Figure scripts
----------------------------------------

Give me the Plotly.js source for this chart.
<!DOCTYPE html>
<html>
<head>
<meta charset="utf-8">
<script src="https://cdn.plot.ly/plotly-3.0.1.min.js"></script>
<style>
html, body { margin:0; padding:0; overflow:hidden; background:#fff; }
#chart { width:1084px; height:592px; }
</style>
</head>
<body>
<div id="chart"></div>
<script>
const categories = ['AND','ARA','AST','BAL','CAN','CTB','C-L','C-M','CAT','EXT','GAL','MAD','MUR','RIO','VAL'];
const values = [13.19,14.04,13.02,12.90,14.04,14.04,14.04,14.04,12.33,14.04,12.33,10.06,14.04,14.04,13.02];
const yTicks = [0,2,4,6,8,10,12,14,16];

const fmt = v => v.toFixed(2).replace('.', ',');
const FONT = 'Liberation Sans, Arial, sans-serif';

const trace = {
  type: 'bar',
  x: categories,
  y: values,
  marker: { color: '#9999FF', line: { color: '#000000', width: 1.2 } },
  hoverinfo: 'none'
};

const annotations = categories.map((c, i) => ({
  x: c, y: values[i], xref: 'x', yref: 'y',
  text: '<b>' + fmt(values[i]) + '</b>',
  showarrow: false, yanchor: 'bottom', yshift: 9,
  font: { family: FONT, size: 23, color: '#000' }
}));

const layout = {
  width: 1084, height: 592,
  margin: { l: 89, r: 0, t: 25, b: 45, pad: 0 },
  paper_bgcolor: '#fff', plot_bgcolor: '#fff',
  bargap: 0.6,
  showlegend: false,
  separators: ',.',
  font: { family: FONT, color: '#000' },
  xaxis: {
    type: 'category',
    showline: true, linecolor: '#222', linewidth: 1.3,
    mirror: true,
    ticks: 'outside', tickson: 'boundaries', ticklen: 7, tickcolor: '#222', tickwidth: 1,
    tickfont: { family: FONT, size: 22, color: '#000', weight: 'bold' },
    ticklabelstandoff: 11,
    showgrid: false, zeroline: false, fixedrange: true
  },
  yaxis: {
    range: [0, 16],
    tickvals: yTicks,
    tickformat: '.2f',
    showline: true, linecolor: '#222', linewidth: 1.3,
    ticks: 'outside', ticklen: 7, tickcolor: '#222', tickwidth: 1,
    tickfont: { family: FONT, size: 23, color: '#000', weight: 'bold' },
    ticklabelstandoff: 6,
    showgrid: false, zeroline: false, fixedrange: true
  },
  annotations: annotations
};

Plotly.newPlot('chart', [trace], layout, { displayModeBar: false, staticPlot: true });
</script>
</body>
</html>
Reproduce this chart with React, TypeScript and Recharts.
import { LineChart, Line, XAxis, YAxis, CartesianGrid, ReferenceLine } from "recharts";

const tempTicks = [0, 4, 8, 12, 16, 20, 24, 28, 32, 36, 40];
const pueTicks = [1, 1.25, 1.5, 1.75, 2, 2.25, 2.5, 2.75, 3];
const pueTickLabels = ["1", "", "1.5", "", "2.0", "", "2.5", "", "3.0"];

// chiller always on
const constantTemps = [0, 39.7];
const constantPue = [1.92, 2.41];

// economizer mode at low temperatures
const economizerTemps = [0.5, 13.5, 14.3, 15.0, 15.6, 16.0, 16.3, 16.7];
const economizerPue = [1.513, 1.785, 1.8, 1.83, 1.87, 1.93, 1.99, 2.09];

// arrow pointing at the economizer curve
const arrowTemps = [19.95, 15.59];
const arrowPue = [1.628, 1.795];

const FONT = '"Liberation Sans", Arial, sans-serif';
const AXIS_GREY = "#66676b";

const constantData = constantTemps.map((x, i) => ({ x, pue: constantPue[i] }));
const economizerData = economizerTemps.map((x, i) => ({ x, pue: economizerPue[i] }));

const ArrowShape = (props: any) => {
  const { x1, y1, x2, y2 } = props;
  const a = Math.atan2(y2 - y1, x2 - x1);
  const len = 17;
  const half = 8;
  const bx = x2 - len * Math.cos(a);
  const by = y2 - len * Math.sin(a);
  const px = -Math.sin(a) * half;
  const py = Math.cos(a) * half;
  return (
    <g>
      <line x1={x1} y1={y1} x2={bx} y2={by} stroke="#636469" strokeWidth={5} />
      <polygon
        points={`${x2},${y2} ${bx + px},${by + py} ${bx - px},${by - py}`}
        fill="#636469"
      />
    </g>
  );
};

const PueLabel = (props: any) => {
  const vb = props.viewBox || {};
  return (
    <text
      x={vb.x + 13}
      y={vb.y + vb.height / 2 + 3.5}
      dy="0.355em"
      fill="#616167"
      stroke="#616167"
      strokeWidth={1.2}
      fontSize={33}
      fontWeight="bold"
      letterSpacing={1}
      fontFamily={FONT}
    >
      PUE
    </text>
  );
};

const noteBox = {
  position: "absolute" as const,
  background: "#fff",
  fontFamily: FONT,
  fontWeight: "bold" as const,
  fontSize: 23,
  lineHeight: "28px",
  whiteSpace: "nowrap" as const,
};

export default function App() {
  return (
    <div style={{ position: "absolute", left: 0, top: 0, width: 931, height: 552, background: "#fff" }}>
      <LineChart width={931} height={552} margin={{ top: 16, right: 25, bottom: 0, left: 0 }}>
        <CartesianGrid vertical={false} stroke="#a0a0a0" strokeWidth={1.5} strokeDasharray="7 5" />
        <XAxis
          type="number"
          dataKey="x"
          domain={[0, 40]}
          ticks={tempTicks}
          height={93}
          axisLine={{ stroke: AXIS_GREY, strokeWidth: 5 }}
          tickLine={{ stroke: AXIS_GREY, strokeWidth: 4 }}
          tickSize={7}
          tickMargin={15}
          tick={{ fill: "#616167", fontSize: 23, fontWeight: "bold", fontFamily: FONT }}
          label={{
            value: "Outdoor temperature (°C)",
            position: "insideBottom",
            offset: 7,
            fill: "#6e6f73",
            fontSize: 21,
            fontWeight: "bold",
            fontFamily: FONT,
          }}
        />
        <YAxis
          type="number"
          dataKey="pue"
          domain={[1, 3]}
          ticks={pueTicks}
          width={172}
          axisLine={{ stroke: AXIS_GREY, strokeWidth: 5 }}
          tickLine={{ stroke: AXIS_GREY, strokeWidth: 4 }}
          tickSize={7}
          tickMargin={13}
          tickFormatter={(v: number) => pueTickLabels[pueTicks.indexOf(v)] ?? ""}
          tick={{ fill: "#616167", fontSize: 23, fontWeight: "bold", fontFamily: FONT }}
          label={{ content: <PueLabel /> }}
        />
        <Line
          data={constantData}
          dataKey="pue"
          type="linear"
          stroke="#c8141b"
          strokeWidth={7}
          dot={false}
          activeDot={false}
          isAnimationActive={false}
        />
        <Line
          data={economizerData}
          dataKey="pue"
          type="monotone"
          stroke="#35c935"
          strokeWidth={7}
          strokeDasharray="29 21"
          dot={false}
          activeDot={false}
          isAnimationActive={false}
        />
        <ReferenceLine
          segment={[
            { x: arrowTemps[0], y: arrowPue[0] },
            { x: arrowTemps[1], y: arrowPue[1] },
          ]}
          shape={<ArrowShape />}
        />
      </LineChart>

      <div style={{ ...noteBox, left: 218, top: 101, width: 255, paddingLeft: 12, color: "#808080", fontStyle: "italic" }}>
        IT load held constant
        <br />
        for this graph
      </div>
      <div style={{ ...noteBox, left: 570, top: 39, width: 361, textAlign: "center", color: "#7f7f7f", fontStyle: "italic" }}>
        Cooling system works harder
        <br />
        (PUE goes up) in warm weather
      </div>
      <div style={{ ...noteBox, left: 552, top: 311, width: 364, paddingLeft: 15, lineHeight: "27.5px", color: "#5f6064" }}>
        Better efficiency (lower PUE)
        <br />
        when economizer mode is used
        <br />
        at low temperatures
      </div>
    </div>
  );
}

----------------------------------------

▶ _What the task requires_: Every line above should be written out again exactly as it stands.

▶ _Answer to the task_:
Give me the Plotly.js source for this chart.
<!DOCTYPE html>
<html>
<head>
<meta charset="utf-8">
<script src="https://cdn.plot.ly/plotly-3.0.1.min.js"></script>
<style>
html, body { margin:0; padding:0; overflow:hidden; background:#fff; }
#chart { width:1084px; height:592px; }
</style>
</head>
<body>
<div id="chart"></div>
<script>
const categories = ['AND','ARA','AST','BAL','CAN','CTB','C-L','C-M','CAT','EXT','GAL','MAD','MUR','RIO','VAL'];
const values = [13.19,14.04,13.02,12.90,14.04,14.04,14.04,14.04,12.33,14.04,12.33,10.06,14.04,14.04,13.02];
const yTicks = [0,2,4,6,8,10,12,14,16];

const fmt = v => v.toFixed(2).replace('.', ',');
const FONT = 'Liberation Sans, Arial, sans-serif';

const trace = {
  type: 'bar',
  x: categories,
  y: values,
  marker: { color: '#9999FF', line: { color: '#000000', width: 1.2 } },
  hoverinfo: 'none'
};

const annotations = categories.map((c, i) => ({
  x: c, y: values[i], xref: 'x', yref: 'y',
  text: '<b>' + fmt(values[i]) + '</b>',
  showarrow: false, yanchor: 'bottom', yshift: 9,
  font: { family: FONT, size: 23, color: '#000' }
}));

const layout = {
  width: 1084, height: 592,
  margin: { l: 89, r: 0, t: 25, b: 45, pad: 0 },
  paper_bgcolor: '#fff', plot_bgcolor: '#fff',
  bargap: 0.6,
  showlegend: false,
  separators: ',.',
  font: { family: FONT, color: '#000' },
  xaxis: {
    type: 'category',
    showline: true, linecolor: '#222', linewidth: 1.3,
    mirror: true,
    ticks: 'outside', tickson: 'boundaries', ticklen: 7, tickcolor: '#222', tickwidth: 1,
    tickfont: { family: FONT, size: 22, color: '#000', weight: 'bold' },
    ticklabelstandoff: 11,
    showgrid: false, zeroline: false, fixedrange: true
  },
  yaxis: {
    range: [0, 16],
    tickvals: yTicks,
    tickformat: '.2f',
    showline: true, linecolor: '#222', linewidth: 1.3,
    ticks: 'outside', ticklen: 7, tickcolor: '#222', tickwidth: 1,
    tickfont: { family: FONT, size: 23, color: '#000', weight: 'bold' },
    ticklabelstandoff: 6,
    showgrid: false, zeroline: false, fixedrange: true
  },
  annotations: annotations
};

Plotly.newPlot('chart', [trace], layout, { displayModeBar: false, staticPlot: true });
</script>
</body>
</html>
Reproduce this chart with React, TypeScript and Recharts.
import { LineChart, Line, XAxis, YAxis, CartesianGrid, ReferenceLine } from "recharts";

const tempTicks = [0, 4, 8, 12, 16, 20, 24, 28, 32, 36, 40];
const pueTicks = [1, 1.25, 1.5, 1.75, 2, 2.25, 2.5, 2.75, 3];
const pueTickLabels = ["1", "", "1.5", "", "2.0", "", "2.5", "", "3.0"];

// chiller always on
const constantTemps = [0, 39.7];
const constantPue = [1.92, 2.41];

// economizer mode at low temperatures
const economizerTemps = [0.5, 13.5, 14.3, 15.0, 15.6, 16.0, 16.3, 16.7];
const economizerPue = [1.513, 1.785, 1.8, 1.83, 1.87, 1.93, 1.99, 2.09];

// arrow pointing at the economizer curve
const arrowTemps = [19.95, 15.59];
const arrowPue = [1.628, 1.795];

const FONT = '"Liberation Sans", Arial, sans-serif';
const AXIS_GREY = "#66676b";

const constantData = constantTemps.map((x, i) => ({ x, pue: constantPue[i] }));
const economizerData = economizerTemps.map((x, i) => ({ x, pue: economizerPue[i] }));

const ArrowShape = (props: any) => {
  const { x1, y1, x2, y2 } = props;
  const a = Math.atan2(y2 - y1, x2 - x1);
  const len = 17;
  const half = 8;
  const bx = x2 - len * Math.cos(a);
  const by = y2 - len * Math.sin(a);
  const px = -Math.sin(a) * half;
  const py = Math.cos(a) * half;
  return (
    <g>
      <line x1={x1} y1={y1} x2={bx} y2={by} stroke="#636469" strokeWidth={5} />
      <polygon
        points={`${x2},${y2} ${bx + px},${by + py} ${bx - px},${by - py}`}
        fill="#636469"
      />
    </g>
  );
};

const PueLabel = (props: any) => {
  const vb = props.viewBox || {};
  return (
    <text
      x={vb.x + 13}
      y={vb.y + vb.height / 2 + 3.5}
      dy="0.355em"
      fill="#616167"
      stroke="#616167"
      strokeWidth={1.2}
      fontSize={33}
      fontWeight="bold"
      letterSpacing={1}
      fontFamily={FONT}
    >
      PUE
    </text>
  );
};

const noteBox = {
  position: "absolute" as const,
  background: "#fff",
  fontFamily: FONT,
  fontWeight: "bold" as const,
  fontSize: 23,
  lineHeight: "28px",
  whiteSpace: "nowrap" as const,
};

export default function App() {
  return (
    <div style={{ position: "absolute", left: 0, top: 0, width: 931, height: 552, background: "#fff" }}>
      <LineChart width={931} height={552} margin={{ top: 16, right: 25, bottom: 0, left: 0 }}>
        <CartesianGrid vertical={false} stroke="#a0a0a0" strokeWidth={1.5} strokeDasharray="7 5" />
        <XAxis
          type="number"
          dataKey="x"
          domain={[0, 40]}
          ticks={tempTicks}
          height={93}
          axisLine={{ stroke: AXIS_GREY, strokeWidth: 5 }}
          tickLine={{ stroke: AXIS_GREY, strokeWidth: 4 }}
          tickSize={7}
          tickMargin={15}
          tick={{ fill: "#616167", fontSize: 23, fontWeight: "bold", fontFamily: FONT }}
          label={{
            value: "Outdoor temperature (°C)",
            position: "insideBottom",
            offset: 7,
            fill: "#6e6f73",
            fontSize: 21,
            fontWeight: "bold",
            fontFamily: FONT,
          }}
        />
        <YAxis
          type="number"
          dataKey="pue"
          domain={[1, 3]}
          ticks={pueTicks}
          width={172}
          axisLine={{ stroke: AXIS_GREY, strokeWidth: 5 }}
          tickLine={{ stroke: AXIS_GREY, strokeWidth: 4 }}
          tickSize={7}
          tickMargin={13}
          tickFormatter={(v: number) => pueTickLabels[pueTicks.indexOf(v)] ?? ""}
          tick={{ fill: "#616167", fontSize: 23, fontWeight: "bold", fontFamily: FONT }}
          label={{ content: <PueLabel /> }}
        />
        <Line
          data={constantData}
          dataKey="pue"
          type="linear"
          stroke="#c8141b"
          strokeWidth={7}
          dot={false}
          activeDot={false}
          isAnimationActive={false}
        />
        <Line
          data={economizerData}
          dataKey="pue"
          type="monotone"
          stroke="#35c935"
          strokeWidth={7}
          strokeDasharray="29 21"
          dot={false}
          activeDot={false}
          isAnimationActive={false}
        />
        <ReferenceLine
          segment={[
            { x: arrowTemps[0], y: arrowPue[0] },
            { x: arrowTemps[1], y: arrowPue[1] },
          ]}
          shape={<ArrowShape />}
        />
      </LineChart>

      <div style={{ ...noteBox, left: 218, top: 101, width: 255, paddingLeft: 12, color: "#808080", fontStyle: "italic" }}>
        IT load held constant
        <br />
        for this graph
      </div>
      <div style={{ ...noteBox, left: 570, top: 39, width: 361, textAlign: "center", color: "#7f7f7f", fontStyle: "italic" }}>
        Cooling system works harder
        <br />
        (PUE goes up) in warm weather
      </div>
      <div style={{ ...noteBox, left: 552, top: 311, width: 364, paddingLeft: 15, lineHeight: "27.5px", color: "#5f6064" }}>
        Better efficiency (lower PUE)
        <br />
        when economizer mode is used
        <br />
        at low temperatures
      </div>
    </div>
  );
}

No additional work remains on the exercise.